There are some clear differences in how muscular an approach Republicans want. McCain called for a special committee to be set up in an interview on CBS's "Face the Nation" Sunday, while Senate Majority Leader Mitch McConnell (R-Ky.) said on Monday that he did not believe such a step was necessary.
McConnell said any investigation ought to be confined to the Senate Intelligence Committee, which, he said, was "more than capable of conducting a complete review of this matter."
Still, any call at all for Congress to get to the bottom of the matter offers a contrast to the views expressed by Trump and his closest aides.
In a conference call with reporters Monday, Trump transition spokesman Jason Miller described the allegations of Russian interference as "clearly an attempt to delegitimize President-elect Trump's win. ... First there was the recount nonsense, then the discussion of the popular vote, now it's anonymous sources with conflicting information."
In a Monday morning tweet, Trump asked rhetorically, "Can you imagine if the election results were the opposite and WE tried to play the Russia/CIA card. It would be called conspiracy theory!"
Trump's campaign manager, Kellyanne Conway, made a similar case when she appeared on MSNBC's "Andrea Mitchell Reports" on Monday.
"Vladimir Putin did not discourage Hillary Clinton from going to Michigan and Wisconsin. They ran a terrible campaign with a not so great candidate and ... I mean they need to get over it," she said.
But a different tone could by heard at times even in the lobby of Trump Tower. House Majority Whip Steve Scalise (R-La.) told reporters during a visit Monday that there was "nothing wrong with an investigation that looks at all sides of what Russia did."
Elsewhere, moderate GOP Sen. Susan Collins (Maine) said that a bipartisan congressional inquiry could be "useful toward achieving an objective accounting of any alleged meddling by foreign adversaries." Collins added, however, that the purpose should not be "to question or relitigate the results of any past or present presidential election."
Judy said that the success of Trump's strategy "depends on what people believe. People who support Trump are likely to believe it is just political nonsense. But people who look at him a little more skeptically will take it more seriously. Most people trust our intelligence agencies even if there have been some failures or troubles."
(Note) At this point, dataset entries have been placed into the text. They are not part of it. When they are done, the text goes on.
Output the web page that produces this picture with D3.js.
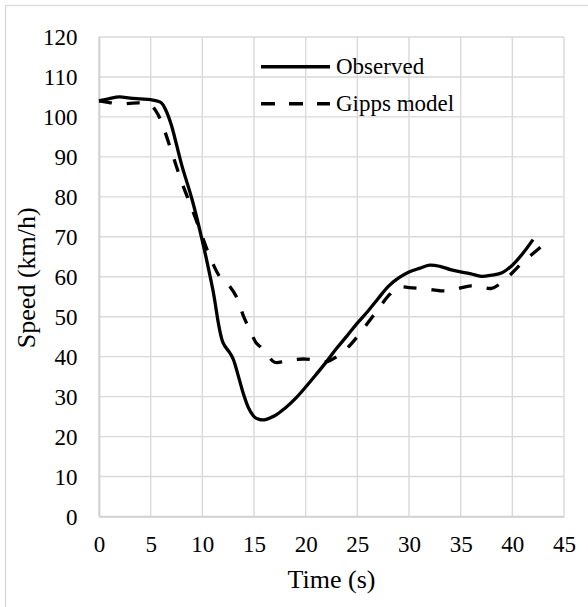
<!DOCTYPE html>
<html>
<head>
<meta charset="utf-8">
<script src="https://cdn.jsdelivr.net/npm/d3@7"></script>
<style>
  html, body { margin: 0; padding: 0; background: #fff; }
  svg { display: block; }
  text { font-family: "Liberation Serif", "Tinos", "Times New Roman", Times, "DejaVu Serif", "Noto Serif", serif; fill: #000; }
</style>
</head>
<body>
<svg id="chart" width="588" height="607"></svg>
<script>
// Speed profiles: time (s) and speed (km/h)
const observedTime  = [0, 1, 2, 3, 4, 5, 6, 6.5, 7, 8, 9, 10, 11, 12, 12.7, 13, 13.5, 14, 14.5, 15, 15.5, 16, 17, 18, 19, 20, 21, 22, 23, 24, 25, 26, 27, 28, 29, 30, 31, 32, 33, 34, 35, 36, 37, 38, 39, 40, 41, 42];
const observedSpeed = [104, 104.6, 105, 104.7, 104.5, 104.3, 103.6, 101.5, 98, 88, 79.4, 69, 57, 43.5, 40.8, 39.3, 35, 30.5, 27, 25, 24.3, 24.2, 25.2, 27.1, 29.5, 32.4, 35.5, 38.7, 42.1, 45.2, 48.4, 51.3, 54.5, 57.6, 59.7, 61.2, 62.1, 62.9, 62.6, 61.8, 61.2, 60.7, 60.1, 60.4, 61, 62.9, 65.8, 69.3];

const gippsTime  = [0, 1, 2, 3, 4, 5, 5.5, 6, 7, 8, 9, 10, 10.5, 11, 11.7, 12.4, 13.3, 14, 14.6, 15.2, 15.6, 16.2, 17, 18, 19, 20, 21, 22, 23, 24, 25, 26, 27, 28, 29, 30, 31, 32, 33, 34, 35, 36, 37, 38, 39, 40, 41, 42, 43];
const gippsSpeed = [104, 103.6, 103.2, 103.4, 103.5, 103, 101.5, 99, 91.5, 83.7, 77, 70, 66.5, 63.4, 60, 58.4, 55, 50, 46.7, 43.5, 42.5, 40.8, 38.6, 38.9, 39.3, 39.4, 39.1, 38.7, 40, 42.1, 45, 48.4, 51.8, 55.2, 57.4, 57.3, 57.1, 56.8, 56.5, 56.5, 57.2, 57.7, 57.4, 57.1, 58.6, 61, 63.6, 65.8, 68];

const xTicks = [0, 5, 10, 15, 20, 25, 30, 35, 40, 45];
const yTicks = [0, 10, 20, 30, 40, 50, 60, 70, 80, 90, 100, 110, 120];
const seriesNames = ["Observed", "Gipps model"];

const FONT = '"Liberation Serif", "Tinos", "Times New Roman", Times, "DejaVu Serif", "Noto Serif", serif';

const svg = d3.select("#chart");
const W = 588, H = 607;
const plot = { left: 99, right: 564, top: 37, bottom: 516.5 };

const x = d3.scaleLinear().domain([0, 45]).range([plot.left, plot.right]);
const y = d3.scaleLinear().domain([0, 120]).range([plot.bottom, plot.top]);

// outer chart border
svg.append("rect")
  .attr("x", 5.5).attr("y", 5.5)
  .attr("width", W).attr("height", H)
  .attr("fill", "none").attr("stroke", "#d9d9d9").attr("stroke-width", 1.3);

// gridlines
const grid = svg.append("g").attr("stroke", "#d9d9d9").attr("stroke-width", 1.4);
grid.selectAll(".gx").data(xTicks).join("line")
  .attr("x1", d => x(d)).attr("x2", d => x(d))
  .attr("y1", plot.top).attr("y2", plot.bottom);
grid.selectAll(".gy").data(yTicks).join("line")
  .attr("x1", plot.left).attr("x2", plot.right)
  .attr("y1", d => y(d)).attr("y2", d => y(d));

// axes: tick labels plus baseline
const xAxis = d3.axisBottom(x).tickValues(xTicks).tickSize(0).tickPadding(0);
const yAxis = d3.axisLeft(y).tickValues(yTicks).tickSize(0).tickPadding(0);

const gx = svg.append("g").attr("transform", `translate(0,${plot.bottom})`).call(xAxis)
  .attr("font-family", FONT).attr("font-size", 23);
gx.select(".domain").attr("stroke", "#cfcfcf").attr("stroke-width", 1.6);
gx.selectAll(".tick text")
  .attr("y", 35.5).attr("dy", null)
  .style("font-family", FONT).style("font-size", "23px").attr("fill", "#000");

const gy = svg.append("g").attr("transform", `translate(${plot.left},0)`).call(yAxis)
  .attr("font-family", FONT).attr("font-size", 23);
gy.select(".domain").attr("stroke", "#cfcfcf").attr("stroke-width", 1.6);
gy.selectAll(".tick text")
  .attr("x", -21.5).attr("dy", "0.33em")
  .style("font-family", FONT).style("font-size", "23px").attr("fill", "#000");

// axis titles
svg.append("text")
  .attr("x", (plot.left + plot.right) / 2).attr("y", 588)
  .attr("text-anchor", "middle").style("font-family", FONT).style("font-size", "26px")
  .text("Time (s)");
svg.append("text")
  .attr("transform", `translate(35,${(plot.top + plot.bottom) / 2 + 1}) rotate(-90)`)
  .attr("text-anchor", "middle").style("font-family", FONT).style("font-size", "26px")
  .text("Speed (km/h)");

// series lines
const line = d3.line()
  .x(d => x(d[0])).y(d => y(d[1]))
  .curve(d3.curveCatmullRom.alpha(0.5));

const observed = d3.zip(observedTime, observedSpeed);
const gipps = d3.zip(gippsTime, gippsSpeed);

svg.append("path").datum(gipps)
  .attr("d", line).attr("fill", "none")
  .attr("stroke", "#000").attr("stroke-width", 3.3)
  .attr("stroke-dasharray", "13,15");

svg.append("path").datum(observed)
  .attr("d", line).attr("fill", "none")
  .attr("stroke", "#000").attr("stroke-width", 3.3)
  .attr("stroke-linejoin", "round");

// legend
const legend = svg.append("g");
const legendRows = [
  { name: seriesNames[0], dash: null, yLine: 66.7 },
  { name: seriesNames[1], dash: "14,14", yLine: 103.7 }
];
legendRows.forEach(r => {
  legend.append("line")
    .attr("x1", 261).attr("x2", 330)
    .attr("y1", r.yLine).attr("y2", r.yLine)
    .attr("stroke", "#000").attr("stroke-width", 3.4)
    .attr("stroke-dasharray", r.dash);
  legend.append("text")
    .attr("x", 336).attr("y", r.yLine + 7.5)
    .style("font-family", FONT).style("font-size", "23px")
    .text(r.name);
});
</script>
</body>
</html>
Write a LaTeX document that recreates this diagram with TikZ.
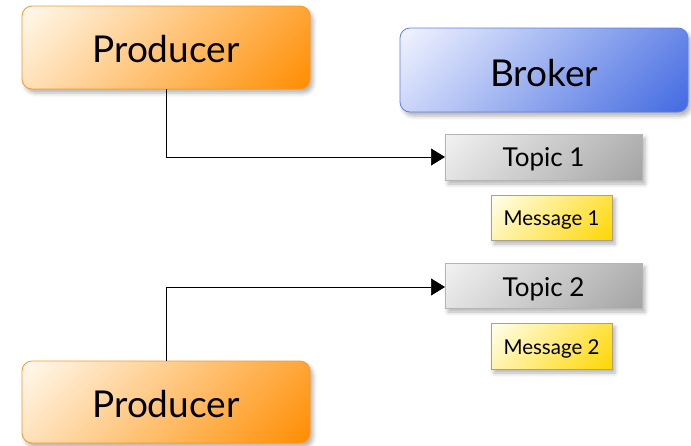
\documentclass[tikz,border=0pt]{standalone}
\usepackage{fontspec}
\setmainfont{Lato}
\usetikzlibrary{shadows.blur,arrows.meta}

\definecolor{prodline}{HTML}{F59A2A}
\definecolor{brokline}{HTML}{5F80E6}
\definecolor{topicline}{HTML}{B4B4B4}
\definecolor{msgline}{HTML}{A8A090}

% 45-degree gradients, light at the top left, full colour at the bottom
% right. Stack on entry: x y (bp); the box spans 25..75 in both; the
% weights on x and y follow the width and height of each kind of box.
\pgfdeclarefunctionalshading{prodshade}{\pgfpoint{0bp}{0bp}}{\pgfpoint{100bp}{100bp}}{}{
  75 exch sub 0.00448 mul exch 25 sub 0.01552 mul add
  dup 0 lt {pop 0} if dup 1 gt {pop 1} if
  dup 1 1 sub mul 1 add exch
  dup 0.55 0.98 sub mul 0.98 add exch
  0.0 0.94 sub mul 0.94 add
}
\pgfdeclarefunctionalshading{brokshade}{\pgfpoint{0bp}{0bp}}{\pgfpoint{100bp}{100bp}}{}{
  75 exch sub 0.00448 mul exch 25 sub 0.01552 mul add
  dup 0 lt {pop 0} if dup 1 gt {pop 1} if
  dup 0.255 0.95 sub mul 0.95 add exch
  dup 0.412 0.96 sub mul 0.96 add exch
  0.882 1.0 sub mul 1.0 add
}
\pgfdeclarefunctionalshading{topicshade}{\pgfpoint{0bp}{0bp}}{\pgfpoint{100bp}{100bp}}{}{
  75 exch sub 0.00378 mul exch 25 sub 0.01622 mul add
  dup 0 lt {pop 0} if dup 1 gt {pop 1} if
  dup 0.64 0.95 sub mul 0.95 add exch
  dup 0.64 0.95 sub mul 0.95 add exch
  0.64 0.95 sub mul 0.95 add
}
\pgfdeclarefunctionalshading{msgshade}{\pgfpoint{0bp}{0bp}}{\pgfpoint{100bp}{100bp}}{}{
  75 exch sub 0.00542 mul exch 25 sub 0.01458 mul add
  dup 0 lt {pop 0} if dup 1 gt {pop 1} if
  dup 1 1 sub mul 1 add exch
  dup 0.84 1 sub mul 1 add exch
  0.0 0.94 sub mul 0.94 add
}

\tikzset{
  boxshadow/.style={blur shadow={shadow xshift=3pt, shadow yshift=-4pt,
      shadow blur radius=4pt, shadow opacity=30}},
  producerbox/.style={draw=prodline, line width=0.8pt, rounded corners=10pt,
      shade, shading=prodshade, boxshadow},
  brokerbox/.style={draw=brokline, line width=0.8pt, rounded corners=10pt,
      shade, shading=brokshade, boxshadow},
  topicbox/.style={draw=topicline, line width=0.8pt,
      shade, shading=topicshade, boxshadow},
  msgbox/.style={draw=msgline, line width=0.8pt,
      shade, shading=msgshade, boxshadow},
  bigtext/.style={font=\fontsize{37}{40}\selectfont},
  topictext/.style={font=\fontsize{26}{30}\selectfont},
  msgtext/.style={font=\fontsize{20.5}{24}\selectfont},
  link/.style={draw=black, line width=0.7pt, -{Triangle[length=14pt,width=17pt]}},
}

\begin{document}
\begin{tikzpicture}[x=1pt,y=-1pt]
  \useasboundingbox (0,0) rectangle (691,445);

  % producers
  \path[producerbox] (22,6) rectangle (310,89);
  \node[bigtext] (prodA) at (166,49) {Producer};
  \coordinate (prodAbot) at (166,89);

  \path[producerbox] (22,361) rectangle (310,443);
  \node[bigtext] (prodB) at (166,404.5) {Producer};
  \coordinate (prodBtop) at (166,361);

  % broker with its topics and messages
  \path[brokerbox] (400,28) rectangle (688,112);
  \node[bigtext] (broker) at (544,72.5) {Broker};

  \path[topicbox] (445,134) rectangle (642,180);
  \node[topictext] (topicA) at (543.5,159) {Topic 1};
  \coordinate (topicAin) at (445,157);

  \path[msgbox] (491,195) rectangle (612,240);
  \node[msgtext] (msgA) at (551.5,220) {Message 1};

  \path[topicbox] (445,263) rectangle (642,308);
  \node[topictext] (topicB) at (543.5,289) {Topic 2};
  \coordinate (topicBin) at (445,287);

  \path[msgbox] (491,323) rectangle (612,369);
  \node[msgtext] (msgB) at (551.5,348.5) {Message 2};

  % connectors
  \draw[link] (prodAbot) |- (topicAin);
  \draw[link] (prodBtop) |- (topicBin);
\end{tikzpicture}
\end{document}
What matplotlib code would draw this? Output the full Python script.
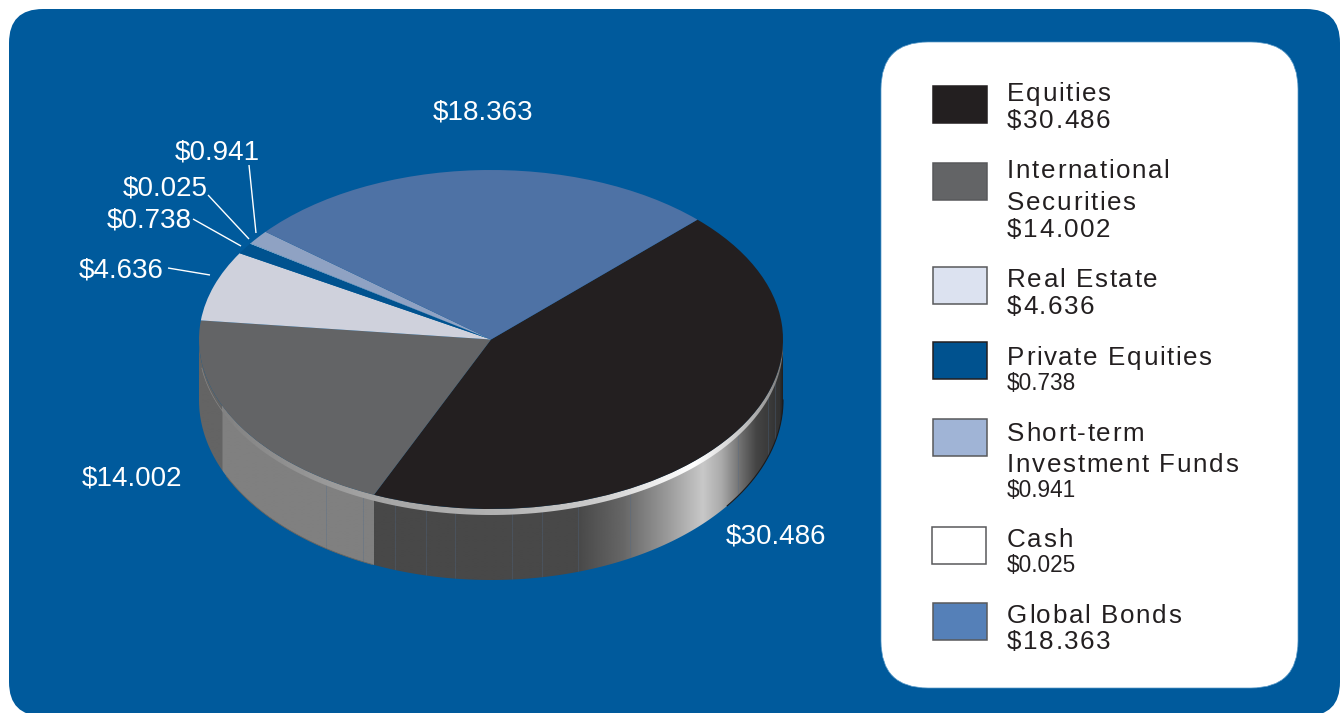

Trump was much less diplomatic about the perils of trusting intelligence agencies.
After The Washington Post first reported the CIA's belief that Russia tried to swing the election toward him, a statement from his transition team shot back that "these are the same people that said Saddam Hussein had weapons of mass destruction."
That's the kind of jab that delights Trump supporters. Yet Trump's posture places him in the extraordinary position of being at loggerheads with the intelligence community that he will rely on in the Oval Office.
Critics of Trump have long charged that his inner circle appears unusually close to Russia.
Paul Manafort, who was manager of Trump's campaign for several months, worked for a Kremlin-backed former president of Ukraine, Viktor Yanukovych.
Retired Lt. Gen. Michael Flynn, Trump's choice to be national security adviser, attended a 2015 dinner in Moscow lauding RT, the broadcasting organization owned by the Russian government. He sat at Putin's table on that occasion.
Trump himself has praised Putin several times and said the U.S. should get along with Russia.
Still, the president-elect's supporters insist that Trump should stick to this usual pattern: no backing down.
"He is a man who is interested in doing a job, and the press is going to find every flaw they possibly can, because that is the retribution for Trump winning," said Carl Paladino, who served as co-chairman of Trump's campaign in New York state. "He has the solid support of the American people."